Now, it is true, that under some circumstances the residence of a military officer at a particular place, in the discharge of his official duties, does not amount to the acquisition of a technical domicil. But it cannot be affirmed, with correctness, that it never does. There being actual residence, and this being presumptive evidence of domicil, all the circumstances of the case must be considered, before a legal conclusion can be reached, that his place of residence is not his domicil. If a military officer stationed at a particular post should entertain an expectation that his residence there would be indefinitely protracted, and in consequence should remove his family to the place where his duties were to be discharged, form a permanent domestic establishment there, exercise there the civil rights and discharge the civil duties of an inhabitant, while he did no act and manifested no intent to have a domicil elsewhere, I think no one would say that the mere fact that he was himself liable to be called away by the orders of the Government would prevent his acquisition of a technical domicil at the place of the residence of himself and his family. In other words, I do not think a military officer incapable of acquiring a domicil. (Bruce v. Bruce, 2 Bos. and Pul., 230; Munroe v. Douglass, 5 Mad. Ch. R., 232.) This being so, this case stands thus: there was evidence before the jury that Emerson resided about two years at Fort Snelling, in the Territory of Wisconsin. This may or may not have been with such intent as to make it his technical domicil. The presumption is that it was. It is so laid down by this court, in Ennis v. Smith, (14 How.,) and the authorities in support of the position are there referred to. His intent was a question of fact for the jury. (Fitchburg v. Winchendon, 4 Cush., 190.)
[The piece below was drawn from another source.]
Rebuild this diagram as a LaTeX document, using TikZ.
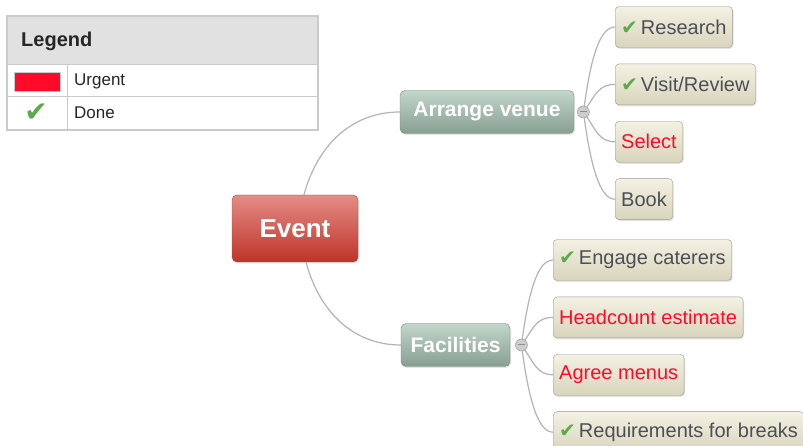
\documentclass[tikz,border=0pt]{standalone}
\usepackage{fontspec}
\setmainfont{Liberation Sans}
\newfontfamily\symfont{DejaVu Sans}
\usetikzlibrary{positioning,shadows}

\definecolor{linkgray}{HTML}{B4B4B4}
\definecolor{evtop}{HTML}{E58C86}
\definecolor{evbot}{HTML}{BE3329}
\definecolor{evedge}{HTML}{9A4C47}
\definecolor{brtop}{HTML}{C2D6CA}
\definecolor{brbot}{HTML}{879F92}
\definecolor{bredge}{HTML}{76897F}
\definecolor{lftop}{HTML}{F3F1E3}
\definecolor{lfbot}{HTML}{D9D4BC}
\definecolor{lfedge}{HTML}{9D9A8D}
\definecolor{lftext}{HTML}{4B5057}
\definecolor{urgred}{HTML}{FF0A28}
\definecolor{donegreen}{HTML}{5BAA4B}
\definecolor{lgdhead}{HTML}{E1E1E1}
\definecolor{lgdedge}{HTML}{CBCBCB}
\definecolor{knobfill}{HTML}{CDCDCD}
\definecolor{knobedge}{HTML}{8E8E8E}

\newcommand{\donemark}[1][20]{{\symfont\fontsize{#1}{#1}\selectfont\textcolor{donegreen}{✔}}}

\begin{document}
\begin{tikzpicture}[x=1pt, y=1pt,
  node distance=16pt and 0pt,
  boxshadow/.style={drop shadow={opacity=0.22, shadow xshift=1pt, shadow yshift=-1.5pt}},
  hub/.style={draw=evedge, rounded corners=5pt, top color=evtop, bottom color=evbot,
              minimum width=126pt, minimum height=67pt, text=white,
              font=\fontsize{26}{30}\selectfont\bfseries, boxshadow},
  branch/.style={draw=bredge, rounded corners=5pt, top color=brtop, bottom color=brbot,
              minimum height=43pt, text=white,
              font=\fontsize{21}{25}\selectfont\bfseries, boxshadow},
  leaf/.style={draw=lfedge, rounded corners=4pt, top color=lftop, bottom color=lfbot,
              minimum height=41pt, inner xsep=6pt, text=lftext,
              font=\fontsize{20}{24}\selectfont, boxshadow},
  urgent/.style={leaf, text=urgred},
  knob/.style={circle, draw=knobedge, fill=knobfill, minimum size=12pt, inner sep=0pt,
              path picture={\draw[knobedge, line width=1pt]
                ([xshift=-3.5pt]path picture bounding box.center) --
                ([xshift=3.5pt]path picture bounding box.center);}},
  lgdtext/.style={inner sep=0pt, anchor=west, text=black!85, font=\fontsize{17}{20}\selectfont},
  link/.style={draw=linkgray, line width=1.2pt}
]
\fill[white] (0,0) rectangle (803,446);
\useasboundingbox (0,0) rectangle (803,446);

\fill[lgdhead] (7,381) rectangle (318,430);
\draw[lgdedge, line width=1.5pt] (7,316) rectangle (318,430);
\draw[lgdedge, line width=1pt] (7,381) -- (318,381) (7,349) -- (318,349) (67,316) -- (67,381);
\node[lgdtext, font=\fontsize{20}{24}\selectfont\bfseries] (lgdtitle) at (21,405) {Legend};
\node[draw=lgdedge, fill=urgred, minimum width=46pt, minimum height=19pt, inner sep=0pt]
  (lgdswatch) at (37,364.5) {};
\node[lgdtext] (lgdurgent) at (74,365) {Urgent};
\node (lgdtick) at (36,333) {\donemark[28]};
\node[lgdtext] (lgddone) at (74,333) {Done};

\node[hub] (event) at (295,217.5) {Event};
\node[branch, minimum width=174pt] (venue) at (487,334) {Arrange venue};
\node[branch, minimum width=109pt] (facil) at (455.5,101) {Facilities};
\node[knob, right=3pt of venue] (venueknob) {};
\node[knob, right=5pt of facil] (facilknob) {};

\node[leaf, anchor=west] (research) at (615,419) {\donemark\hspace{3pt}Research};
\node[leaf, below right=of research.south west] (visit) {\donemark\hspace{3pt}Visit/Review};
\node[urgent, below right=of visit.south west] (select) {Select};
\node[leaf, below right=of select.south west] (book) {Book};

\node[leaf, anchor=west] (caterers) at (553,186) {\donemark\hspace{3pt}Engage caterers};
\node[urgent, below right=of caterers.south west] (headcount) {Headcount estimate};
\node[urgent, below right=of headcount.south west] (menus) {Agree menus};
\node[leaf, below right=of menus.south west] (breaks) {\donemark\hspace{3pt}Requirements for breaks};

\draw[link] ([xshift=9pt]event.north) to[out=75, in=180] (venue.west);
\draw[link] ([xshift=11pt]event.south) to[out=-75, in=180] (facil.west);
\foreach \leaf/\bend/\dep in {research/82/45, visit/55/15, select/-55/15, book/-82/45}
  \draw[link] (venueknob.\bend) to[out=\bend, in=180, out distance=\dep pt, in distance=16pt] (\leaf.west);
\foreach \leaf/\bend/\dep in {caterers/82/45, headcount/55/15, menus/-55/15, breaks/-82/45}
  \draw[link] (facilknob.\bend) to[out=\bend, in=180, out distance=\dep pt, in distance=16pt] (\leaf.west);
\end{tikzpicture}
\end{document}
The case was taken from the jury. If they had power to find that the presumption of the necessary intent had not been rebutted, we cannot say, on this record, that Emerson had not his technical domicil at Fort Snelling. But, for reasons which I shall now proceed to give, I do not deem it necessary in this case to determine the question of the technical domicil of Dr. Emerson.
It must be admitted that the inquiry whether the law of a particular country has rightfully fixed the status of a person, so that in accordance with the principles of international law that status should be recognised in other jurisdictions, ordinarily depends on the question whether the person was domiciled in the country whose laws are asserted to have fixed his status. But, in the United States, questions of this kind may arise, where an attempt to decide solely with reference to technical domicil, tested by the rules which are applicable to changes of places of abode from one country to another, would not be consistent with sound principles. And, in my judgment, this is one of those cases.
The residence of the plaintiff, who was taken by his master, Dr. Emerson, as a slave, from Missouri to the State of Illinois, and thence to the Territory of Wisconsin, must be deemed to have been for the time being, and until he asserted his own separate intention, the same as the residence of his master; and the inquiry, whether the personal statutes of the Territory were rightfully extended over the plaintiff, and ought, in accordance with the rules of international law, to be allowed to fix his status, must depend upon the circumstances under which Dr. Emerson went into that Territory, and remained there; and upon the further question, whether anything was there rightfully done by the plaintiff to cause those personal statutes to operate on him.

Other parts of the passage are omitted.